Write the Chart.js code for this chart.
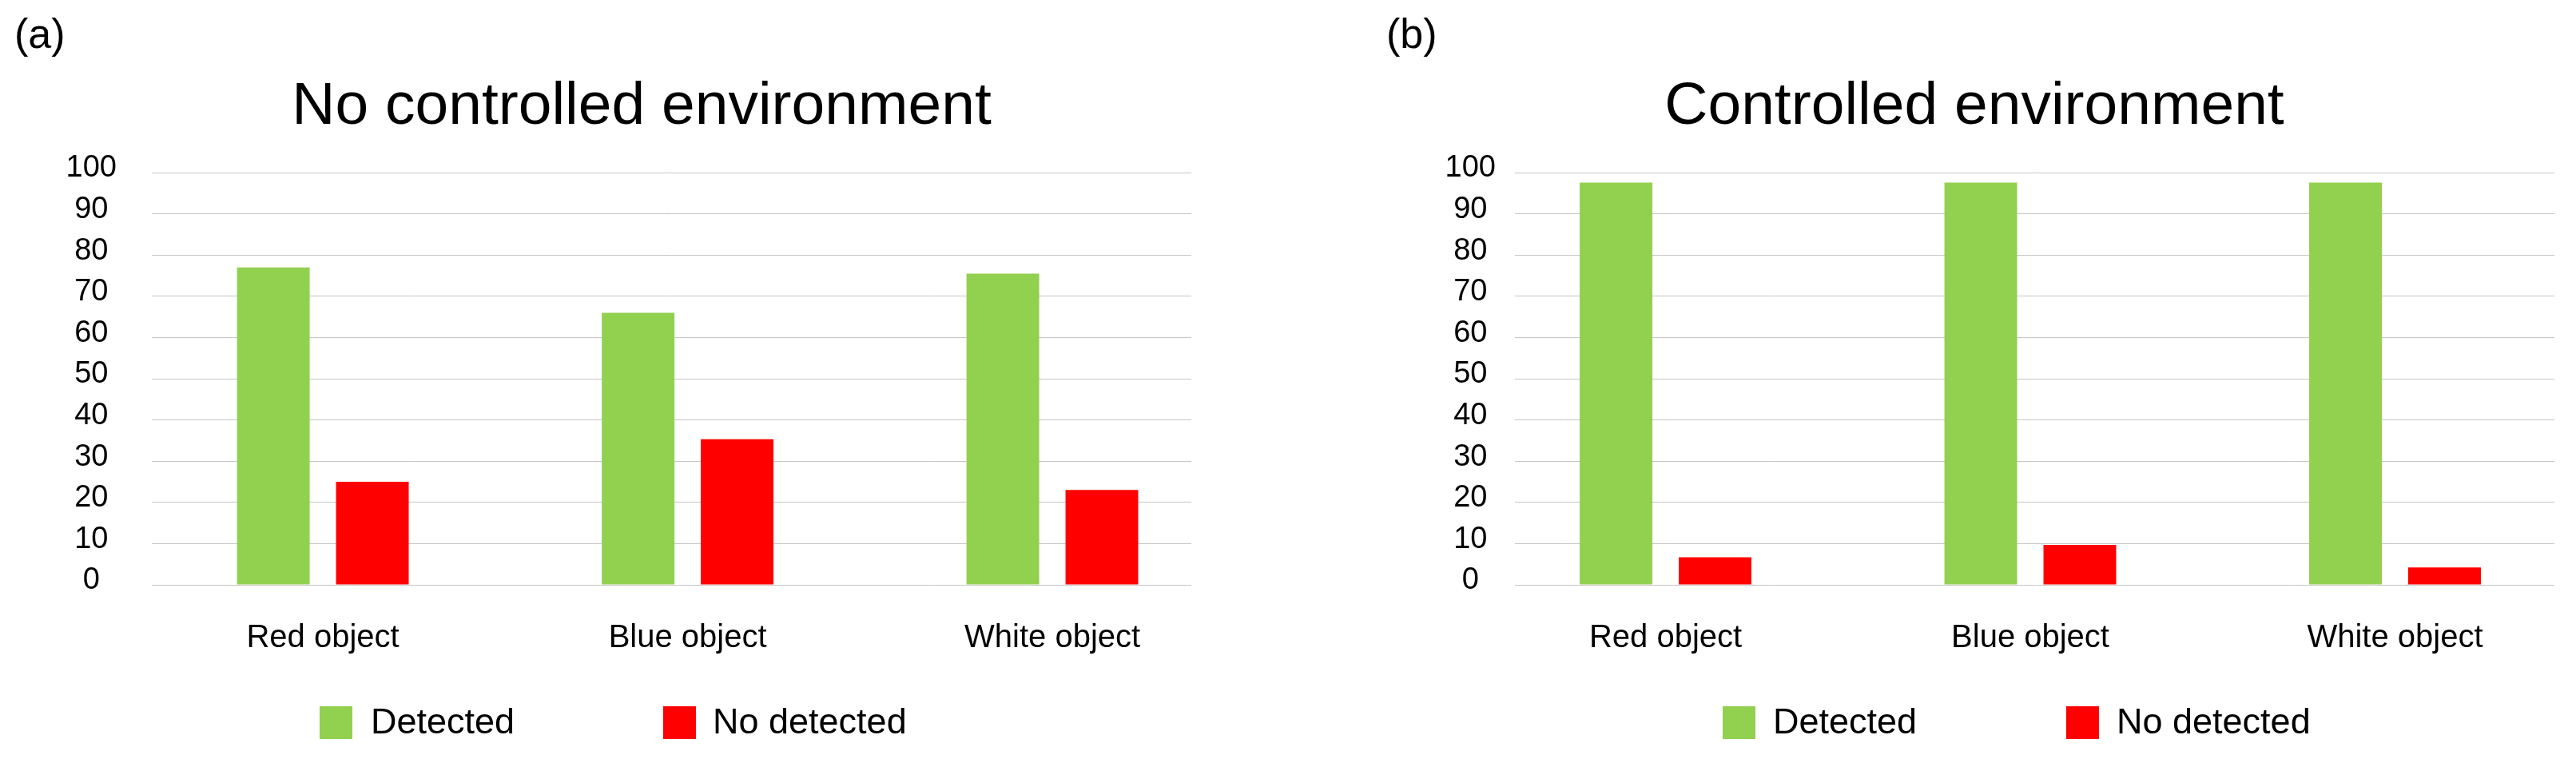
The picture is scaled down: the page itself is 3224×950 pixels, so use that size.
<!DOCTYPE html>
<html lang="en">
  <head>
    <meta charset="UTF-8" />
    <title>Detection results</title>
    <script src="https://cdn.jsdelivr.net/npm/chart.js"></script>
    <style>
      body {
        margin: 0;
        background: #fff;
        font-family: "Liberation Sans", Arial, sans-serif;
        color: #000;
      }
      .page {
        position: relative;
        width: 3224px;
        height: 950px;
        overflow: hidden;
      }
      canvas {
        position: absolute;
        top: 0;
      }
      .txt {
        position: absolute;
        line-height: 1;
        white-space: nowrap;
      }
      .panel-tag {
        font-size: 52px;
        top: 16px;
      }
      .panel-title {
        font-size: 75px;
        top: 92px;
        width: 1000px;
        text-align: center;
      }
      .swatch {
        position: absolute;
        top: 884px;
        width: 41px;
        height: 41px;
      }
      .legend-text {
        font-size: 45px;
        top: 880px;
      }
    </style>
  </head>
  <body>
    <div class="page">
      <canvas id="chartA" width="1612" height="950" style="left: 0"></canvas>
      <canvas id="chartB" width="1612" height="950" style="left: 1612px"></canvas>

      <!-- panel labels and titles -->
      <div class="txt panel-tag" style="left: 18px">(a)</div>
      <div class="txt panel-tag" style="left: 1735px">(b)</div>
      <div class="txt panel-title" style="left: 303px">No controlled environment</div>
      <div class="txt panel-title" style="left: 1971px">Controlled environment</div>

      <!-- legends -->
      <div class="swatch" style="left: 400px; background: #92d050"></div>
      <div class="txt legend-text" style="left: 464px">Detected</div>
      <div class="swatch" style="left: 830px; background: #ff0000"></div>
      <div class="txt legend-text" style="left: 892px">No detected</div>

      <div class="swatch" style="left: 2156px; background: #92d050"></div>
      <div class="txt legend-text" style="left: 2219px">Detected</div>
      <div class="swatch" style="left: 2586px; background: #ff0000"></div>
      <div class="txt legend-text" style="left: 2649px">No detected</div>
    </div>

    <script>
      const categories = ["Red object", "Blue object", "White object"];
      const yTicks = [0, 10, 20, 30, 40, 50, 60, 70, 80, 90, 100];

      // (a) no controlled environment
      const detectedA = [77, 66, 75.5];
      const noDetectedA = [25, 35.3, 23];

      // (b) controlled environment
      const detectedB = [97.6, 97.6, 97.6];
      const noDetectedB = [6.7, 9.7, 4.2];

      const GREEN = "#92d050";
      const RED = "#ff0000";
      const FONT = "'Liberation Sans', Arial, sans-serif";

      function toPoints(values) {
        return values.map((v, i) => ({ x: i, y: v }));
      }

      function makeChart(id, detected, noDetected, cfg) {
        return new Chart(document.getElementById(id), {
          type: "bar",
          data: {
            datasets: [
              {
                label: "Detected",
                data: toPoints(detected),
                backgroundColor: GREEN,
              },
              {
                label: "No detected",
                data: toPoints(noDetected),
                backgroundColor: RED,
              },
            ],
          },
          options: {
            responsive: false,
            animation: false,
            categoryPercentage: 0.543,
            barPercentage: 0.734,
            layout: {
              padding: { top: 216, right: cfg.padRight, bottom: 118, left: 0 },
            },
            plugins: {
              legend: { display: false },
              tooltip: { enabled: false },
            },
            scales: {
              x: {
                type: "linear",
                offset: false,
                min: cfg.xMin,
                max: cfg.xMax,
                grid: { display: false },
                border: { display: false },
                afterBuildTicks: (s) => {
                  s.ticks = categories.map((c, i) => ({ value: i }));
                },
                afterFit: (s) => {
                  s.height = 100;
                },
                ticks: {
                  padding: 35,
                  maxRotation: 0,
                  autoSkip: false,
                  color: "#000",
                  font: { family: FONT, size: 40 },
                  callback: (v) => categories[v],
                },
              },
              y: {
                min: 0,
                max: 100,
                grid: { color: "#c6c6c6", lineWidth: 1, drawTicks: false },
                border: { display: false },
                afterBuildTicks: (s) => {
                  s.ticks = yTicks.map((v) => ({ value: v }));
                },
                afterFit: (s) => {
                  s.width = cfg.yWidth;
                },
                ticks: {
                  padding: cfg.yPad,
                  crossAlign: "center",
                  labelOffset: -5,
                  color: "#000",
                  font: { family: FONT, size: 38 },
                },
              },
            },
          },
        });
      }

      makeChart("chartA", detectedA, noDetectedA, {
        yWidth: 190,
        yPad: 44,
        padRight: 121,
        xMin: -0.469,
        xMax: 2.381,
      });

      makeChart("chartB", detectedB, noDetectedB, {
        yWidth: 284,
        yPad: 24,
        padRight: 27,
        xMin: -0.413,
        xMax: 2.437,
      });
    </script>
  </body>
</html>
---
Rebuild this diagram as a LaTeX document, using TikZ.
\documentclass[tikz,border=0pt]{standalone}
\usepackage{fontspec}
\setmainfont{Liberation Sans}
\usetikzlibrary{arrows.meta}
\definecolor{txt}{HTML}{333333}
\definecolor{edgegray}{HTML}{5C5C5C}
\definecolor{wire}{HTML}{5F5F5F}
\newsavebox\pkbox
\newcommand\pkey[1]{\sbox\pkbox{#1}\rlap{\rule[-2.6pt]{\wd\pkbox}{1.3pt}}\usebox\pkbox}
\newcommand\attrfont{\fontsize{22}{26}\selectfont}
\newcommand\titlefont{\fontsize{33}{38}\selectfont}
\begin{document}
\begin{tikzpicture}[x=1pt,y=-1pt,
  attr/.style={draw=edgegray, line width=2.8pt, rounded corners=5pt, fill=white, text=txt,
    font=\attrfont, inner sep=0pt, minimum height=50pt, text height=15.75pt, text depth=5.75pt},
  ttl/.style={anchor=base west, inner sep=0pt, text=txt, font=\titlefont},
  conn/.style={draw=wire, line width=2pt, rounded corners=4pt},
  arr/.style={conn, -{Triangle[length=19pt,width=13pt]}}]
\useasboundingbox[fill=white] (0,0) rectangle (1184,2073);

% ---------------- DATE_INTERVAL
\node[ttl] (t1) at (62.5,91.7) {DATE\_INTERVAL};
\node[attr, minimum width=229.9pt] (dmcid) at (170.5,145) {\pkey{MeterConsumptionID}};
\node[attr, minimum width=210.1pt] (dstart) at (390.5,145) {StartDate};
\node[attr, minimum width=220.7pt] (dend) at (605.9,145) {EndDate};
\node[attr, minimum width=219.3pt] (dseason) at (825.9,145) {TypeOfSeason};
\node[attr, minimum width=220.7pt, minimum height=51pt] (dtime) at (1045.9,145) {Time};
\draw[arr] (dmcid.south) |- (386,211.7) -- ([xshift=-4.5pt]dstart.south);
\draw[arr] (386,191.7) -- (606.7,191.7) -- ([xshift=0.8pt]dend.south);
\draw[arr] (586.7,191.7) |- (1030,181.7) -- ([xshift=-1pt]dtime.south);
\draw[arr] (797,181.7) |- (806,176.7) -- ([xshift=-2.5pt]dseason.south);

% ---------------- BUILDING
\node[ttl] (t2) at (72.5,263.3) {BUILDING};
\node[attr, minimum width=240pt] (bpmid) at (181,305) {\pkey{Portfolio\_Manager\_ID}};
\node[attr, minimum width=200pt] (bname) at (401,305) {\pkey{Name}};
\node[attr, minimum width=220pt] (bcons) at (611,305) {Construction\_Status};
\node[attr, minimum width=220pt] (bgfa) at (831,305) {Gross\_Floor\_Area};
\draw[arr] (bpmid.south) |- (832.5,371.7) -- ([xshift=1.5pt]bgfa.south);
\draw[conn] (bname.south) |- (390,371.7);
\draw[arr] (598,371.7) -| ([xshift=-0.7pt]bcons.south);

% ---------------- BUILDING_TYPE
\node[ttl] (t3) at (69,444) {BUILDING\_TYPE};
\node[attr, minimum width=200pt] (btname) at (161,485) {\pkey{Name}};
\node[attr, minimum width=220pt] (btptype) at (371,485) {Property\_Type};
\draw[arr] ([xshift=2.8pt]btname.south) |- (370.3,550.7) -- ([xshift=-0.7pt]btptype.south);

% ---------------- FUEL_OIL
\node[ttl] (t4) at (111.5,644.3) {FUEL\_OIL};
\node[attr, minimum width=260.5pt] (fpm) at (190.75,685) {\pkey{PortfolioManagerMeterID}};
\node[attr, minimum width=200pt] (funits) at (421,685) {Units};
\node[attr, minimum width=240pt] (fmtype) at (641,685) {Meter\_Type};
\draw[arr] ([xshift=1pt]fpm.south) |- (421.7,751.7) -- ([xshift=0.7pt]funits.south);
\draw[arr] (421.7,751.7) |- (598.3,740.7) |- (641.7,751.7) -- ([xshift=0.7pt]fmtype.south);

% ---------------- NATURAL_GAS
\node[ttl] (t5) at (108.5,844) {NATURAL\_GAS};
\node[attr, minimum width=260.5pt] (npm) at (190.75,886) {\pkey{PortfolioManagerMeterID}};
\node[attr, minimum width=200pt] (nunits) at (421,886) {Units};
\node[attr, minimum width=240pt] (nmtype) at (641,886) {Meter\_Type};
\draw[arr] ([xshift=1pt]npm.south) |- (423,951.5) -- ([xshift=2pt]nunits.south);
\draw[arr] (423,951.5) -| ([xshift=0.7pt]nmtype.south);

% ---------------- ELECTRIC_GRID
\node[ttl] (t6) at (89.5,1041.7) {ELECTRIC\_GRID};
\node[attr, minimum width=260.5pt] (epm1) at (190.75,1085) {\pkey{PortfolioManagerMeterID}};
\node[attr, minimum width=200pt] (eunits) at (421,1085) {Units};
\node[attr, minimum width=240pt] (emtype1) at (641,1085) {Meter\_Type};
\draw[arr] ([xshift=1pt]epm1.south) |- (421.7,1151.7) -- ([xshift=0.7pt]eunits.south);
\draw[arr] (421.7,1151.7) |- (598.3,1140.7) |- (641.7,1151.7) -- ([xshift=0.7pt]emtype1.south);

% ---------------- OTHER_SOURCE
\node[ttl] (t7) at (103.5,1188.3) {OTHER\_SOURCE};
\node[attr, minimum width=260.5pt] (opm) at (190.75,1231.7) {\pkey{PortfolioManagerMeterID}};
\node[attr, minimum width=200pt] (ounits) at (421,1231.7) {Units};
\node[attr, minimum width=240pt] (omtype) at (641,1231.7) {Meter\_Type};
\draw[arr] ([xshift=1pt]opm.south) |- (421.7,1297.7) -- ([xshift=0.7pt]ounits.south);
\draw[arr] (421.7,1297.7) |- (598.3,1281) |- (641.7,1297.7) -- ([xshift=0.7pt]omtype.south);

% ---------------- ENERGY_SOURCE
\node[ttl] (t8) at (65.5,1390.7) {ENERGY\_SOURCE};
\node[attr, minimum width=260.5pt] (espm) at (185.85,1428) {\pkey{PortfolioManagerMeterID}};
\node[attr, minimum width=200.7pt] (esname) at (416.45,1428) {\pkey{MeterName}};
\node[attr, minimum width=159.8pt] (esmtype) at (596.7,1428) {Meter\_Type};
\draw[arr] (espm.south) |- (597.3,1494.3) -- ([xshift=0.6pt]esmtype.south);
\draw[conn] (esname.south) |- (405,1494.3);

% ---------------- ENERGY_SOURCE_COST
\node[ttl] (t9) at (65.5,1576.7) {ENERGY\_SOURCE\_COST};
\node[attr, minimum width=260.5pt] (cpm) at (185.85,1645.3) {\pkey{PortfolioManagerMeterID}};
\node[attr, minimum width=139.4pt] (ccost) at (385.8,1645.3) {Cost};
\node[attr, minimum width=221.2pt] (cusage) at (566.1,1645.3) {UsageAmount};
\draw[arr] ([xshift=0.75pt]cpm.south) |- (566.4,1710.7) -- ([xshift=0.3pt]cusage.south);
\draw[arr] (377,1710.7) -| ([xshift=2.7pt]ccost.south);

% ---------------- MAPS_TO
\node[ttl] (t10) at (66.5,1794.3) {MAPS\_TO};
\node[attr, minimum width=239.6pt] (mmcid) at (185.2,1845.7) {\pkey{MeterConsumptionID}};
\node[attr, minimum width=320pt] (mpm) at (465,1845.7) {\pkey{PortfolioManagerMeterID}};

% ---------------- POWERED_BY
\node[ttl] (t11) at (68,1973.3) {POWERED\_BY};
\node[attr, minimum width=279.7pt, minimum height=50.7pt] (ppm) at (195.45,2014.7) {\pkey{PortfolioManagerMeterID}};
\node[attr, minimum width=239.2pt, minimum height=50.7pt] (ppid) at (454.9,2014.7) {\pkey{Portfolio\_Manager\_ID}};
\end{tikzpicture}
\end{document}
* * *
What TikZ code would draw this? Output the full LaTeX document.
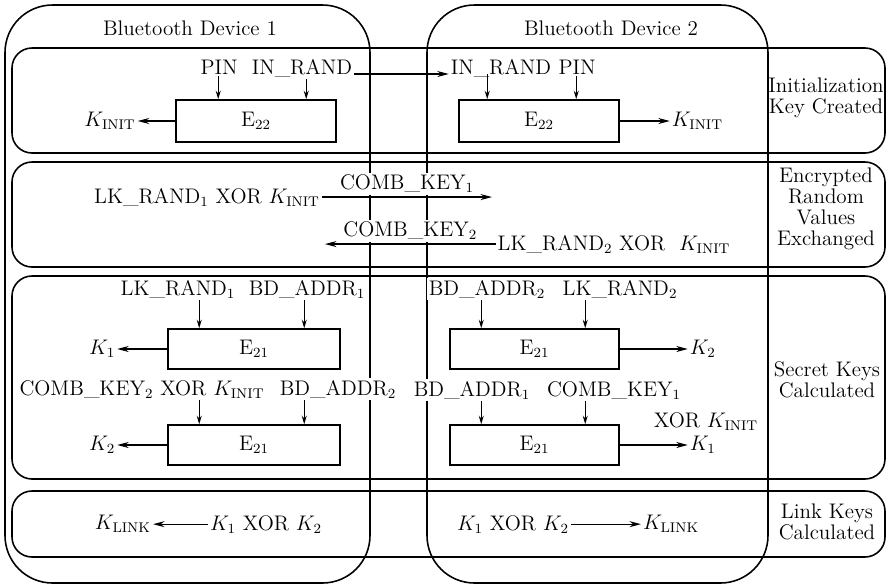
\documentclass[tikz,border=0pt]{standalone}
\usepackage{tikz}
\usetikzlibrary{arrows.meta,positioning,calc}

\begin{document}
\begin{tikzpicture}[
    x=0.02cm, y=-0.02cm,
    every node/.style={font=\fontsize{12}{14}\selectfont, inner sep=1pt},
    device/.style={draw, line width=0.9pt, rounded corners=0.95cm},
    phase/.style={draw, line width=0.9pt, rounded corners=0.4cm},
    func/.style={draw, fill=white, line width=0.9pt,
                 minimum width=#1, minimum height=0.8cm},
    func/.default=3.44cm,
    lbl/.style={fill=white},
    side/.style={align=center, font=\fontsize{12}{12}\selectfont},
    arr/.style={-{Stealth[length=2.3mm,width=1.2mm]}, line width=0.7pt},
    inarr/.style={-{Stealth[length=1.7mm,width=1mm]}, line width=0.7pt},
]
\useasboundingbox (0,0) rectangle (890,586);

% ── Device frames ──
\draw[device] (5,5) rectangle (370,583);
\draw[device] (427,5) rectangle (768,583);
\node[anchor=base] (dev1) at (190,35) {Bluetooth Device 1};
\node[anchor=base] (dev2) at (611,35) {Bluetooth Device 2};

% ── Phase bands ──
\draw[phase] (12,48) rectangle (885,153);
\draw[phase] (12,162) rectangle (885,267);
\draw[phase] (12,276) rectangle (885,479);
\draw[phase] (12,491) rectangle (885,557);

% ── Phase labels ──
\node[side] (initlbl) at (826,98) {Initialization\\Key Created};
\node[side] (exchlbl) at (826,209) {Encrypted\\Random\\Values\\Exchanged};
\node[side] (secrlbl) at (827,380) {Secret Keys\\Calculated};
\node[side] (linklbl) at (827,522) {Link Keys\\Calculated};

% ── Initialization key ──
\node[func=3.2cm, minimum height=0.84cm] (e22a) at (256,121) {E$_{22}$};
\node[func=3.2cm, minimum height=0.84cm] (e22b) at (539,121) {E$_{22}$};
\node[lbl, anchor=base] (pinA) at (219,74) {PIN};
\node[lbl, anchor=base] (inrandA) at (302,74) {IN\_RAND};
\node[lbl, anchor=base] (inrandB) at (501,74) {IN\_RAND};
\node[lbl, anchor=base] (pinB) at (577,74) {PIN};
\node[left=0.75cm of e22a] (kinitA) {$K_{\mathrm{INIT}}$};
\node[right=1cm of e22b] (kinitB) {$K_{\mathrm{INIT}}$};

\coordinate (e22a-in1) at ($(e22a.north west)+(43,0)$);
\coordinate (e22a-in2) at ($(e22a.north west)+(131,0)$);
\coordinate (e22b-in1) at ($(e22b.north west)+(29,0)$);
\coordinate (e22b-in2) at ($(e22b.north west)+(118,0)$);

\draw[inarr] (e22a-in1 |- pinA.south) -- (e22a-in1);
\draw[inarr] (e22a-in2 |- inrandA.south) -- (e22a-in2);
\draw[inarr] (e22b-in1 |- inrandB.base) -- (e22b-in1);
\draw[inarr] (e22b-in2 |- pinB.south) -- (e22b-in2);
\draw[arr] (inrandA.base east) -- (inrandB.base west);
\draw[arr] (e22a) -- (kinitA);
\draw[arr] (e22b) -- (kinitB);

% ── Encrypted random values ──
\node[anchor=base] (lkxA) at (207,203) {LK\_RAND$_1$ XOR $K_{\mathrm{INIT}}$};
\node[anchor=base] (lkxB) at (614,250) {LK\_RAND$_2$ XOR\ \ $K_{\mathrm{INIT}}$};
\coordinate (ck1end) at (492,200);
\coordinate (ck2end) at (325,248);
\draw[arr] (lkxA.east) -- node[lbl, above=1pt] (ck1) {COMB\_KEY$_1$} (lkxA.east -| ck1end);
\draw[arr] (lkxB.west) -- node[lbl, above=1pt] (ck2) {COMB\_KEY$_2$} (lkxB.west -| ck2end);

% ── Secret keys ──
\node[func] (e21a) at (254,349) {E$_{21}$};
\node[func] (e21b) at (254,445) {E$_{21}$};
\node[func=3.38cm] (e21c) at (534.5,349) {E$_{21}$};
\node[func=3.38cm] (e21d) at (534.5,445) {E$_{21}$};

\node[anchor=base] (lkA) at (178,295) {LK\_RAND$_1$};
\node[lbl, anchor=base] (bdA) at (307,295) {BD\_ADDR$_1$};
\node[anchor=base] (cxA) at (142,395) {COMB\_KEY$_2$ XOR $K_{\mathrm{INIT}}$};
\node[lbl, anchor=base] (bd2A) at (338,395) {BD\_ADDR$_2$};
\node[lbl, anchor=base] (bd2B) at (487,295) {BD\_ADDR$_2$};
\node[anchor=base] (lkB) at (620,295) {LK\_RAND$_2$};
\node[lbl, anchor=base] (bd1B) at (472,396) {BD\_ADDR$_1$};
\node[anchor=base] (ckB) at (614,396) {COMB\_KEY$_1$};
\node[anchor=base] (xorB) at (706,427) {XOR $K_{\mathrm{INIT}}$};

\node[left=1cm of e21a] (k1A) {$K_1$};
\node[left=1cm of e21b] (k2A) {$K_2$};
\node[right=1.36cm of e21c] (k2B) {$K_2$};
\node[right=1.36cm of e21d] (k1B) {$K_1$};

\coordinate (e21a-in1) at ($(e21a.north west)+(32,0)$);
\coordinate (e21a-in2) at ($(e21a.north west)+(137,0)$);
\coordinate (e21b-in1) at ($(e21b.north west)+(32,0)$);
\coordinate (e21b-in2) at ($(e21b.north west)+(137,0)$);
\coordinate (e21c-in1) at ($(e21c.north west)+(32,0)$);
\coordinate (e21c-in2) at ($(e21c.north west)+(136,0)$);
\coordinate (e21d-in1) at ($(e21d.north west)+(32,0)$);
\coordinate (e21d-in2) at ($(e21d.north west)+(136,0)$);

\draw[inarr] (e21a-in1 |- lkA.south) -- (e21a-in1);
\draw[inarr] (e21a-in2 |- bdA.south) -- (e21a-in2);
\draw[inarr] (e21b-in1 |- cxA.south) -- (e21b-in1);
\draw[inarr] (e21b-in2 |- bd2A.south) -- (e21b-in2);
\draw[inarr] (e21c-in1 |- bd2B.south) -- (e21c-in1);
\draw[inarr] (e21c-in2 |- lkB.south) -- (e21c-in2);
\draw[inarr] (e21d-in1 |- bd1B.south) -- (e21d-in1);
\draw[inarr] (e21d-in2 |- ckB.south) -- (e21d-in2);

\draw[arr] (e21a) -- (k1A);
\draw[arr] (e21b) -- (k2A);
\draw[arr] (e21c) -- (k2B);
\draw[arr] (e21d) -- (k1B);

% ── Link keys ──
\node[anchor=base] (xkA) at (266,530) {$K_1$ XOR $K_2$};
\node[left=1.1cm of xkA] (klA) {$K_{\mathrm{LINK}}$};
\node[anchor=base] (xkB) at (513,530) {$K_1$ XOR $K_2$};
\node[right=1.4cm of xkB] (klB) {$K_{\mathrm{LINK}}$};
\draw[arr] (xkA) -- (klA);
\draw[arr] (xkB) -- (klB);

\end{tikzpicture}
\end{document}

What is required => Extract exactly the run of lines beginning at the line with "Rebuild this diagram" and ending at the line with "(806,176.7) -- ([xshift=-2.5pt]dseason.south);", including both ends and nothing beyond them.

Solution to the exercise =>
Rebuild this diagram as a LaTeX document, using TikZ.
\documentclass[tikz,border=0pt]{standalone}
\usepackage{fontspec}
\setmainfont{Liberation Sans}
\usetikzlibrary{arrows.meta}
\definecolor{txt}{HTML}{333333}
\definecolor{edgegray}{HTML}{5C5C5C}
\definecolor{wire}{HTML}{5F5F5F}
\newsavebox\pkbox
\newcommand\pkey[1]{\sbox\pkbox{#1}\rlap{\rule[-2.6pt]{\wd\pkbox}{1.3pt}}\usebox\pkbox}
\newcommand\attrfont{\fontsize{22}{26}\selectfont}
\newcommand\titlefont{\fontsize{33}{38}\selectfont}
\begin{document}
\begin{tikzpicture}[x=1pt,y=-1pt,
  attr/.style={draw=edgegray, line width=2.8pt, rounded corners=5pt, fill=white, text=txt,
    font=\attrfont, inner sep=0pt, minimum height=50pt, text height=15.75pt, text depth=5.75pt},
  ttl/.style={anchor=base west, inner sep=0pt, text=txt, font=\titlefont},
  conn/.style={draw=wire, line width=2pt, rounded corners=4pt},
  arr/.style={conn, -{Triangle[length=19pt,width=13pt]}}]
\useasboundingbox[fill=white] (0,0) rectangle (1184,2073);

% ---------------- DATE_INTERVAL
\node[ttl] (t1) at (62.5,91.7) {DATE\_INTERVAL};
\node[attr, minimum width=229.9pt] (dmcid) at (170.5,145) {\pkey{MeterConsumptionID}};
\node[attr, minimum width=210.1pt] (dstart) at (390.5,145) {StartDate};
\node[attr, minimum width=220.7pt] (dend) at (605.9,145) {EndDate};
\node[attr, minimum width=219.3pt] (dseason) at (825.9,145) {TypeOfSeason};
\node[attr, minimum width=220.7pt, minimum height=51pt] (dtime) at (1045.9,145) {Time};
\draw[arr] (dmcid.south) |- (386,211.7) -- ([xshift=-4.5pt]dstart.south);
\draw[arr] (386,191.7) -- (606.7,191.7) -- ([xshift=0.8pt]dend.south);
\draw[arr] (586.7,191.7) |- (1030,181.7) -- ([xshift=-1pt]dtime.south);
\draw[arr] (797,181.7) |- (806,176.7) -- ([xshift=-2.5pt]dseason.south);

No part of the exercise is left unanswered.